[meteorite-list] More Funding Needed to Meet Asteroid Detection Mandate

From: Ron Baalke <baalke_at_meteoritecentral.com>
Date: Mon, 25 Jan 2010 16:25:47 -0800 (PST)
Message-ID: <201001260025.o0Q0Pl6A017998_at_zagami.jpl.nasa.gov>

http://www.spaceflightnow.com/news/n1001/22neo/index.html

More funding needed to meet asteroid detection mandate
BY STEPHEN CLARK
SPACEFLIGHT NOW
January 22, 2010

NASA is not doing enough to complete a mandated search for
Earth-threatening asteroids and comets because the space agency is not
receiving enough money for the problem, according to a National Research
Council report.

In a report released Friday, scientists said Congress and the
administration have not requested or appropriated funding to complete a
survey mandated in the NASA Authorization Act of 2005.

Called the George E. Brown, Jr., Near-Earth Object Survey, the detection
program was tasked with discovering 90 percent of Near-Earth Objects, or
NEOs, larger than 140 meters, or 459 feet, by 2020. NEOs of that size
would have regional or continental affects if they struck Earth.

"You have this conflict between having a very small probability of
anything bad happening, versus a terrific impact if there is a bad
event," said Irwin Shapiro, chairman of the NEO committee from the
Harvard-Smithsonian Center for Astrophysics.

Congress asked the National Research Council in 2008 to determine the
best way to achieve the George Brown survey.

"If there were really a credible threat, money would flow like water,
but it may be too late if we don't do anything preparing ahead of time,"
Shapiro told Spaceflight Now in a Friday interview.

NASA currently spends about $4 million per year searching for NEOs, but
accomplishing the George Brown survey by the 2020 deadline is now
unattainable.

"To complete the George Brown survey, you're probably talking about
something like $50 million a year, at least to complete it in a
reasonable time scale," said Michael A'Hearn, the research committee's
vice chairman and an astronomy professor at the University of Maryland,
College Park.

Knowing where threatening objects are and developing viable mitigation
strategies is like buying insurance on your house, Shapiro said.

With current technologies, it may take up to a century to find the bulk
of the 140-meter class asteroids, according to scientists.

"There's no way to do it by 2020 now because there's been no funding for
it since it was mandated," A'Hearn said.

NASA is close to completing the Spaceguard project, another legislative
mandate to find 90 percent of NEOs larger than 1 kilometer, or about
3,300 feet, in diameter.
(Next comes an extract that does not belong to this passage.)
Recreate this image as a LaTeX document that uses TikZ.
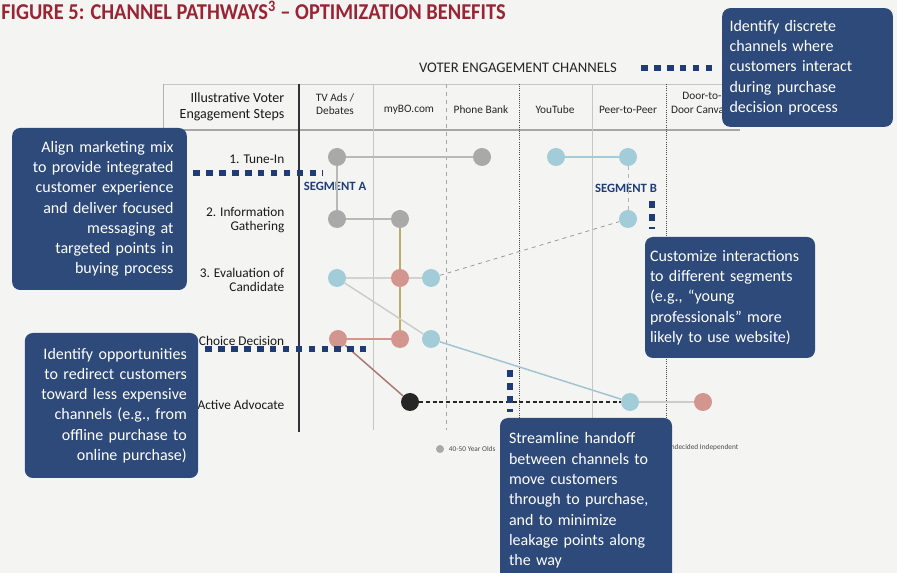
\documentclass[tikz,border=0pt]{standalone}
\usepackage{fontspec}
\setmainfont{Carlito}
\usepackage{graphicx}
\usetikzlibrary{positioning}

\definecolor{calloutblue}{HTML}{2D4A7A}
\definecolor{dotblue}{HTML}{1F3C78}
\definecolor{titlered}{HTML}{9A2433}
\definecolor{paper}{HTML}{F4F4F2}
\definecolor{grayvoter}{HTML}{A9A9A9}
\definecolor{bluevoter}{HTML}{A3CCD9}
\definecolor{redvoter}{HTML}{D3968F}
\definecolor{olivelink}{HTML}{B9AD6C}

\begin{document}
\begin{tikzpicture}[x=0.75pt,y=-0.75pt]
		\tikzstyle{callout}=[fill=calloutblue, text=white, rounded corners=6pt, font=\fontsize{12}{15.2}\selectfont, inner ysep=0pt]
		\tikzstyle{step_label}=[anchor=east, align=right, text=black!90, font=\fontsize{10}{11}\selectfont]
		\tikzstyle{channel}=[align=center, text=black!85, font=\fontsize{8.5}{10}\selectfont]
		\tikzstyle{segment}=[text=dotblue, font=\fontsize{9.5}{11}\selectfont\bfseries]
		\tikzstyle{voter}=[circle, minimum size=13.5pt, inner sep=0pt]
		\tikzstyle{gray_voter}=[voter, fill=grayvoter]
		\tikzstyle{blue_voter}=[voter, fill=bluevoter]
		\tikzstyle{red_voter}=[voter, fill=redvoter]
		\tikzstyle{black_voter}=[voter, fill=black!85]
		\tikzstyle{link}=[line width=1.1pt]
		\tikzstyle{dotlink}=[draw=dotblue, line width=4pt, dash pattern=on 5pt off 4.7pt]

		\useasboundingbox (0,0) rectangle (897,573);
		\clip (0,0) rectangle (897,573);
		\fill[paper] (0,0) rectangle (897,573);

		% title
		\node [anchor=base west, inner sep=0pt, text=titlered, font=\fontsize{17}{17}\selectfont\bfseries] (title) at (1,20)
			{\scalebox{0.9}[1]{FIGURE 5: CHANNEL PATHWAYS\textsuperscript{3} -- OPTIMIZATION BENEFITS}};

		% table grid
		\draw [gray!45, line width=0.6pt] (163,84) -- (740,84);
		\draw [gray!70, line width=0.8pt] (163,130) -- (740,130);
		\draw [gray!60, line width=0.6pt] (163,84) -- (163,128);
		\draw [black!80, line width=0.9pt] (299,84) -- (299,432);
		\draw [gray!45, line width=0.6pt] (373,84) -- (373,430);
		\draw [gray!70, line width=0.6pt, dashed] (446,84) -- (446,430);
		\draw [black!70, line width=0.6pt, densely dotted] (519,84) -- (519,430);
		\draw [gray!45, line width=0.6pt] (592,84) -- (592,430);
		\draw [black!70, line width=0.6pt, densely dotted] (666,84) -- (666,430);

		\node [text=black!85, font=\fontsize{11}{13}\selectfont] (channels) at (518,68) {VOTER ENGAGEMENT CHANNELS};

		% header row
		\node [step_label, font=\fontsize{10.5}{12.5}\selectfont] (steps) at (289,107) {Illustrative Voter\\Engagement Steps};
		\node [channel] (tv) at (335,104) {TV Ads /\\Debates};
		\node [channel] (mybo) at (409,110) {myBO.com};
		\node [channel] (phone) at (481,110) {Phone Bank};
		\node [channel] (youtube) at (555,110) {YouTube};
		\node [channel] (peer) at (628,110) {Peer-to-Peer};
		\node [channel] (door) at (702,103) {Door-to-\\Door Canvass};

		% engagement steps
		\node [step_label] (tunein) at (289,159) {1. Tune-In};
		\node [step_label] (info) at (289,220) {2. Information\\Gathering};
		\node [step_label] (eval) at (289,280) {3. Evaluation of\\Candidate};
		\node [step_label] (choice) at (289,341) {4. Choice Decision};
		\node [step_label] (advocate) at (289,405) {5. Active Advocate};

		\node [segment] (segA) at (335,186) {SEGMENT A};
		\node [segment] (segB) at (626,188) {SEGMENT B};

		% voters
		\node [gray_voter] (tuneTV) at (337,157) {};
		\node [gray_voter] (tunePB) at (482,157) {};
		\node [blue_voter] (tuneYT) at (556,157) {};
		\node [blue_voter] (tunePP) at (628,157) {};
		\node [gray_voter] (infoTV) at (337,219) {};
		\node [gray_voter] (infoBO) at (400,219) {};
		\node [blue_voter] (infoPP) at (628,219) {};
		\node [blue_voter] (evalTV) at (337,278) {};
		\node [red_voter] (evalBO) at (400,278) {};
		\node [blue_voter] (evalBOb) at (431,278) {};
		\node [red_voter] (choiceTV) at (338,339) {};
		\node [red_voter] (choiceBO) at (400,339) {};
		\node [blue_voter] (choiceBOb) at (431,339) {};
		\node [black_voter] (advBO) at (410,402) {};
		\node [blue_voter] (advPP) at (630,402) {};
		\node [red_voter] (advDoor) at (703,402) {};

		% pathways
		\draw [link, gray!55] (tuneTV) -- (tunePB);
		\draw [link, gray!55] (tuneTV) -- (infoTV);
		\draw [link, gray!55] (infoTV) -- (infoBO);
		\draw [link, olivelink] (infoBO) -- (evalBO);
		\draw [link, olivelink] (evalBO) -- (choiceBO);
		\draw [link, gray!35] (evalTV) -- (evalBO);
		\draw [link, gray!35] (evalBO) -- (evalBOb);
		\draw [link, gray!40] (evalTV) -- (choiceBOb);
		\draw [link, redvoter] (choiceTV) -- (choiceBO);
		\draw [link, redvoter!80!black] (choiceTV) -- (advBO);
		\draw [line width=0.8pt, black!85, densely dashed] (advBO) -- (advPP);
		\draw [link, bluevoter!90!gray] (choiceBOb) -- (advPP);
		\draw [link, gray!40] (advPP) -- (advDoor);
		\draw [line width=0.6pt, gray!80, dashed] (evalBOb) -- (infoPP);
		\draw [link, bluevoter] (tuneYT) -- (tunePP);
		\draw [line width=0.6pt, gray!60, dashed] (tunePP) -- (infoPP);

		% legend
		\node [circle, fill=grayvoter, minimum size=6pt, inner sep=0pt] (legendGray) at (440,449) {};
		\node [anchor=west, text=black!70, font=\fontsize{5.5}{6}\selectfont] (legendAge) at (legendGray.east) {40-50 Year Olds};
		\node [anchor=east, text=black!70, font=\fontsize{5.5}{6}\selectfont] (legendIndep) at (743,448) {Undecided Independent};

		% callouts
		\node [callout, align=left, text width=117pt, inner xsep=5.5pt, minimum height=89pt] (discrete) at (807.5,67.5)
			{Identify discrete\\channels where\\customers interact\\during purchase\\decision process};
		\node [callout, align=right, text width=111pt, inner xsep=10pt, minimum height=121.5pt] (align) at (99.5,209)
			{Align marketing mix\\to provide integrated\\customer experience\\and deliver focused\\messaging at\\targeted points in\\buying process};
		\node [callout, align=left, text width=120pt, inner xsep=3.75pt, minimum height=90.75pt] (customize) at (730,297.5)
			{Customize interactions\\to different segments\\(e.g., ``young\\professionals'' more\\likely to use website)};
		\node [callout, align=right, text width=113pt, inner xsep=8.5pt, minimum height=108.75pt] (redirect) at (111.5,405.5)
			{Identify opportunities\\to redirect customers\\toward less expensive\\channels (e.g., from\\offline purchase to\\online purchase)};
		\node [callout, align=left, text width=115.5pt, inner xsep=6.75pt, minimum height=123.75pt] (handoff) at (586,500.5)
			{Streamline handoff\\between channels to\\move customers\\through to purchase,\\and to minimize\\leakage points along\\the way};

		% dotted leaders
		\coordinate (channelsEnd) at (641,68);
		\coordinate (alignEnd) at (323,173);
		\coordinate (segBEnd) at (652,201);
		\coordinate (redirectEnd) at (366,349);
		\coordinate (handoffEnd) at (510,370);
		\draw [dotlink, shorten >=5pt] (channelsEnd) -- (channelsEnd -| discrete.west);
		\draw [dotlink, shorten <=4.5pt] (align.east |- alignEnd) -- (alignEnd);
		\draw [dotlink, shorten >=6pt] (segBEnd) -- (segBEnd |- customize.north);
		\draw [dotlink, shorten <=5pt] (redirect.east |- redirectEnd) -- (redirectEnd);
		\draw [dotlink, shorten >=4pt] (handoffEnd) -- (handoffEnd |- handoff.north);
	\end{tikzpicture}
\end{document}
Such objects are large enough to have global
affects if they impact Earth.

More than 6,700 NEOs have been discovered to date, including more than
800 objects greater than 1 kilometer in size, according to a NASA Web site.

A'Hearn said there are no known large objects that pose a credible
threat to Earth within the next century, but there are plenty of smaller
asteroids that still have not been detected.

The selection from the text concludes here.